The reason for the different checksum is the PDF file identifier (/ID) which is indvidually created per file and always differs even if 2 documents are produced using the exact identical piece of code.

If you want further information about it take a look at the following discussion at stackoverflow:

http://stackoverflow.com/questions/20039691/why-are-pdf-files-different-even-if-the-content-is-the-same

Mr. Lowagie explains the reason for different checksums and the need for the PDF file identifier. So far so good - but that is really awful for document validation against defined templates and test automation.


Solution 1 - Adapted checksum calculation


One possible solution is to implement an adapted checksum calculation. Look for the /ID line and do not pass the data into the checksum calculation (the same for /CreationDate).
I implemented a quick hack which does the trick but uses a BufferedReader. That is not the first choice when dealing with binary data but it works for now:


public byte[] getChecksum(InputStream stream) throws Exception {
  
  BufferedReader reader = new BufferedReader(new InputStreamReader(stream));
  
  try {
    MessageDigest md = MessageDigest.getInstance("MD5");
   
    String line;
   
    while ((line = reader.readLine()) != null) {   
      if (!line.startsWith("/ID [<")) {
        md.update(line.getBytes());
      }     
    }
         
    return md.digest();
      
  } finally {
    // close the stream
    try { reader.close(); } catch (Exception e) {}
  }
}

The problem here is that BufferedReader is for text files and line orientated. The plan is to implement a real binary solution using a byte[] buffer array. Basically it is easy to find the "/ID [<" snippet in the byte array. The problem is to also find it when it is splitted into different buffers during the read proccess.

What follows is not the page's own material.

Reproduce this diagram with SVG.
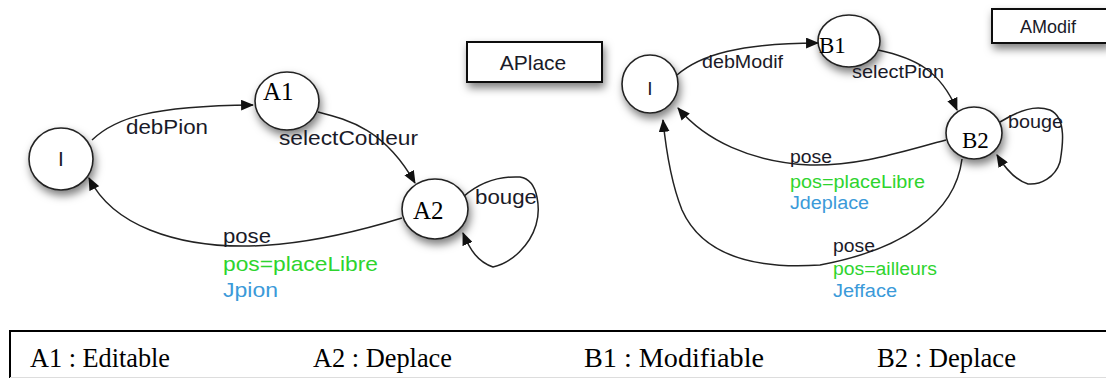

Solution 2 - Using external tools/ libraries for comparison


Another solution is to use external tools/ libraries to compare PDF documents. Possible tools can be:

  • http://jpdfunit.sourceforge.net - Apache PDFBox based framework for JUnit
  • diffpdf (GUI) to get an inspiration
  • http://www.qtrac.eu/comparepdf.html command line base tool
  • imagemagick (compare)

All of these tools more or less interprete/ render the documents and so do a comparison based on their structure and appearance and not on the binary file content itself.

Especially concerning Jpdfunit I see a problem when using the same library for test validation that is used within the project to create the PDF documents (System Concept DMS uses Apache PDFBox).

Conclusion


Two PDF files created by the same piece of code at different times are not binary equal. So a checksum algorithm produces differend fingerprints and a comparison fails.

Reasons:

  • Unique PDF file identifier (/ID)
  • Creation date (/CreationDate)

Possible solutions are

  1. Adapted checksum calculation which ommits /ID and /CreationDate
  2. Externals tools/ libraries to compare PDF documents by their structure/appearance and not binary content

Advantages of 1. (adapted checksum)

  • no dependencies
  • fast
  • metadata is validated, too
  • will fail if anything but the ommited parts differs

Advantages of 2. (tools)

  • may also work for document comparison from different sources



To keep tests simple and reduce dependencies on external tools I decided to use the adapted checksum solution.